| WHAT YOU WILL DO |
Reproduce all of the data word for word.
################
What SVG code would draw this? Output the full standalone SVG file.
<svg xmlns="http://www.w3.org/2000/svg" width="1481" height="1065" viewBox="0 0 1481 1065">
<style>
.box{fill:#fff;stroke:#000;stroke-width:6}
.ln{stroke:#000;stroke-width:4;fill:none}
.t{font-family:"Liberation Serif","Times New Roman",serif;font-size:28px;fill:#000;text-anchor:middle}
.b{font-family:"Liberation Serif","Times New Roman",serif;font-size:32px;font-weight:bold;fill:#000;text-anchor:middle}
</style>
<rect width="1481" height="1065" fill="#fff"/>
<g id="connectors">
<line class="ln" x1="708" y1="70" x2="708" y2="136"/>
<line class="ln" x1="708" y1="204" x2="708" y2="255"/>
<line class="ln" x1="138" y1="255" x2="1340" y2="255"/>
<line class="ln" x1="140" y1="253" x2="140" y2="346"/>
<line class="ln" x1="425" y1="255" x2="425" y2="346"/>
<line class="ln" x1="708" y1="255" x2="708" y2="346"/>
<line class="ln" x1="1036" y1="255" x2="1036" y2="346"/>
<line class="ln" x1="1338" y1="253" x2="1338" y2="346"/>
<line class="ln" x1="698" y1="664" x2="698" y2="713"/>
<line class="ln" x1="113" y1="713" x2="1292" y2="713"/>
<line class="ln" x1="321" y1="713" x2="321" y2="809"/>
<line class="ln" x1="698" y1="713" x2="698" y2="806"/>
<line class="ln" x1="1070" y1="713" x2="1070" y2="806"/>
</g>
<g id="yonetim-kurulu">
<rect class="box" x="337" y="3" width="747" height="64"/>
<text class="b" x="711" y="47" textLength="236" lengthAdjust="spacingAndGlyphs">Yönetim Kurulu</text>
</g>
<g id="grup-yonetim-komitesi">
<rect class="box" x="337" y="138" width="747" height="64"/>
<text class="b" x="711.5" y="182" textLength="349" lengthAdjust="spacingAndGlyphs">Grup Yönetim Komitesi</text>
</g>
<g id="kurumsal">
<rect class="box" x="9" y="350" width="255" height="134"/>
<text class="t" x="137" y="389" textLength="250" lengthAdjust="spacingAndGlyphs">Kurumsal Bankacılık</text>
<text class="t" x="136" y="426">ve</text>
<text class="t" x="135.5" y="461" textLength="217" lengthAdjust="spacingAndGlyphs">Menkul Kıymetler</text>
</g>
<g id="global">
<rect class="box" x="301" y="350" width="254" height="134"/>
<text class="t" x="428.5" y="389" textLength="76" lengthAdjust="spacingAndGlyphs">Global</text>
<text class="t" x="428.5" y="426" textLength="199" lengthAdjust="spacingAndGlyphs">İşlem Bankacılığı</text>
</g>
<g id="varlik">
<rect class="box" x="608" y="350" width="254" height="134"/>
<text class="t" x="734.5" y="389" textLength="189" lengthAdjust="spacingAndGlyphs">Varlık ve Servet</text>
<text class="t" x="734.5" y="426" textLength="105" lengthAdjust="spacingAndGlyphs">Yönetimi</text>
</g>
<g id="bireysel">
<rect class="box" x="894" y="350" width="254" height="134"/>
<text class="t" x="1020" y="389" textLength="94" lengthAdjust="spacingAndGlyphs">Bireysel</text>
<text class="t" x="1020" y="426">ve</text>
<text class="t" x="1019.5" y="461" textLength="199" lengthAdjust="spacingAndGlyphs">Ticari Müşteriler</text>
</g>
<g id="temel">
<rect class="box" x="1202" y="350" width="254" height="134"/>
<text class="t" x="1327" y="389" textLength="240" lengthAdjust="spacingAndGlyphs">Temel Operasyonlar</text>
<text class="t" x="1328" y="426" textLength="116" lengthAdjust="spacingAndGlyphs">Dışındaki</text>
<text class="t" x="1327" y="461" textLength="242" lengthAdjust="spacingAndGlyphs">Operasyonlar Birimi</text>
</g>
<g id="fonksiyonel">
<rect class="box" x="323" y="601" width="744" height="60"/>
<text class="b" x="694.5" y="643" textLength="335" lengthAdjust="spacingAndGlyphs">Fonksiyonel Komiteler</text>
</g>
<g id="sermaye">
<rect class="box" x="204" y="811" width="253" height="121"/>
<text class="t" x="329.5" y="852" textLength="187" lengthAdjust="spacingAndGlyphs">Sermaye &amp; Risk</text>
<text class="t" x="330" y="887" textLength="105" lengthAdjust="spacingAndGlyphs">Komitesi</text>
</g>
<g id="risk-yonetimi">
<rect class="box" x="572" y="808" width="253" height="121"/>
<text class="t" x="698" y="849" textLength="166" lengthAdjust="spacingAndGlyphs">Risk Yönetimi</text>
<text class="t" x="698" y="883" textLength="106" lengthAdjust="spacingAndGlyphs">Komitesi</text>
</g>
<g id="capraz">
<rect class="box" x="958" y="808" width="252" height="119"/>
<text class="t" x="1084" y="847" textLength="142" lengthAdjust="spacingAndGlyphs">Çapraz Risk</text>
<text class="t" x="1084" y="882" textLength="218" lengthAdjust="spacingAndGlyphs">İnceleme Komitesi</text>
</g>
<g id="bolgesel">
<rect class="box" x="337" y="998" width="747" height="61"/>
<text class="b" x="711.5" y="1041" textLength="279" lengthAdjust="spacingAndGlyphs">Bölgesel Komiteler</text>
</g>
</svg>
################
| RESULT FOR THIS TASK |
What SVG code would draw this? Output the full standalone SVG file.
<svg xmlns="http://www.w3.org/2000/svg" width="1481" height="1065" viewBox="0 0 1481 1065">
<style>
.box{fill:#fff;stroke:#000;stroke-width:6}
.ln{stroke:#000;stroke-width:4;fill:none}
.t{font-family:"Liberation Serif","Times New Roman",serif;font-size:28px;fill:#000;text-anchor:middle}
.b{font-family:"Liberation Serif","Times New Roman",serif;font-size:32px;font-weight:bold;fill:#000;text-anchor:middle}
</style>
<rect width="1481" height="1065" fill="#fff"/>
<g id="connectors">
<line class="ln" x1="708" y1="70" x2="708" y2="136"/>
<line class="ln" x1="708" y1="204" x2="708" y2="255"/>
<line class="ln" x1="138" y1="255" x2="1340" y2="255"/>
<line class="ln" x1="140" y1="253" x2="140" y2="346"/>
<line class="ln" x1="425" y1="255" x2="425" y2="346"/>
<line class="ln" x1="708" y1="255" x2="708" y2="346"/>
<line class="ln" x1="1036" y1="255" x2="1036" y2="346"/>
<line class="ln" x1="1338" y1="253" x2="1338" y2="346"/>
<line class="ln" x1="698" y1="664" x2="698" y2="713"/>
<line class="ln" x1="113" y1="713" x2="1292" y2="713"/>
<line class="ln" x1="321" y1="713" x2="321" y2="809"/>
<line class="ln" x1="698" y1="713" x2="698" y2="806"/>
<line class="ln" x1="1070" y1="713" x2="1070" y2="806"/>
</g>
<g id="yonetim-kurulu">
<rect class="box" x="337" y="3" width="747" height="64"/>
<text class="b" x="711" y="47" textLength="236" lengthAdjust="spacingAndGlyphs">Yönetim Kurulu</text>
</g>
<g id="grup-yonetim-komitesi">
<rect class="box" x="337" y="138" width="747" height="64"/>
<text class="b" x="711.5" y="182" textLength="349" lengthAdjust="spacingAndGlyphs">Grup Yönetim Komitesi</text>
</g>
<g id="kurumsal">
<rect class="box" x="9" y="350" width="255" height="134"/>
<text class="t" x="137" y="389" textLength="250" lengthAdjust="spacingAndGlyphs">Kurumsal Bankacılık</text>
<text class="t" x="136" y="426">ve</text>
<text class="t" x="135.5" y="461" textLength="217" lengthAdjust="spacingAndGlyphs">Menkul Kıymetler</text>
</g>
<g id="global">
<rect class="box" x="301" y="350" width="254" height="134"/>
<text class="t" x="428.5" y="389" textLength="76" lengthAdjust="spacingAndGlyphs">Global</text>
<text class="t" x="428.5" y="426" textLength="199" lengthAdjust="spacingAndGlyphs">İşlem Bankacılığı</text>
</g>
<g id="varlik">
<rect class="box" x="608" y="350" width="254" height="134"/>
<text class="t" x="734.5" y="389" textLength="189" lengthAdjust="spacingAndGlyphs">Varlık ve Servet</text>
<text class="t" x="734.5" y="426" textLength="105" lengthAdjust="spacingAndGlyphs">Yönetimi</text>
</g>
<g id="bireysel">
<rect class="box" x="894" y="350" width="254" height="134"/>
<text class="t" x="1020" y="389" textLength="94" lengthAdjust="spacingAndGlyphs">Bireysel</text>
<text class="t" x="1020" y="426">ve</text>
<text class="t" x="1019.5" y="461" textLength="199" lengthAdjust="spacingAndGlyphs">Ticari Müşteriler</text>
</g>
<g id="temel">
<rect class="box" x="1202" y="350" width="254" height="134"/>
<text class="t" x="1327" y="389" textLength="240" lengthAdjust="spacingAndGlyphs">Temel Operasyonlar</text>
<text class="t" x="1328" y="426" textLength="116" lengthAdjust="spacingAndGlyphs">Dışındaki</text>
<text class="t" x="1327" y="461" textLength="242" lengthAdjust="spacingAndGlyphs">Operasyonlar Birimi</text>
</g>
<g id="fonksiyonel">
<rect class="box" x="323" y="601" width="744" height="60"/>
<text class="b" x="694.5" y="643" textLength="335" lengthAdjust="spacingAndGlyphs">Fonksiyonel Komiteler</text>
</g>
<g id="sermaye">
<rect class="box" x="204" y="811" width="253" height="121"/>
<text class="t" x="329.5" y="852" textLength="187" lengthAdjust="spacingAndGlyphs">Sermaye &amp; Risk</text>
<text class="t" x="330" y="887" textLength="105" lengthAdjust="spacingAndGlyphs">Komitesi</text>
</g>
<g id="risk-yonetimi">
<rect class="box" x="572" y="808" width="253" height="121"/>
<text class="t" x="698" y="849" textLength="166" lengthAdjust="spacingAndGlyphs">Risk Yönetimi</text>
<text class="t" x="698" y="883" textLength="106" lengthAdjust="spacingAndGlyphs">Komitesi</text>
</g>
<g id="capraz">
<rect class="box" x="958" y="808" width="252" height="119"/>
<text class="t" x="1084" y="847" textLength="142" lengthAdjust="spacingAndGlyphs">Çapraz Risk</text>
<text class="t" x="1084" y="882" textLength="218" lengthAdjust="spacingAndGlyphs">İnceleme Komitesi</text>
</g>
<g id="bolgesel">
<rect class="box" x="337" y="998" width="747" height="61"/>
<text class="b" x="711.5" y="1041" textLength="279" lengthAdjust="spacingAndGlyphs">Bölgesel Komiteler</text>
</g>
</svg>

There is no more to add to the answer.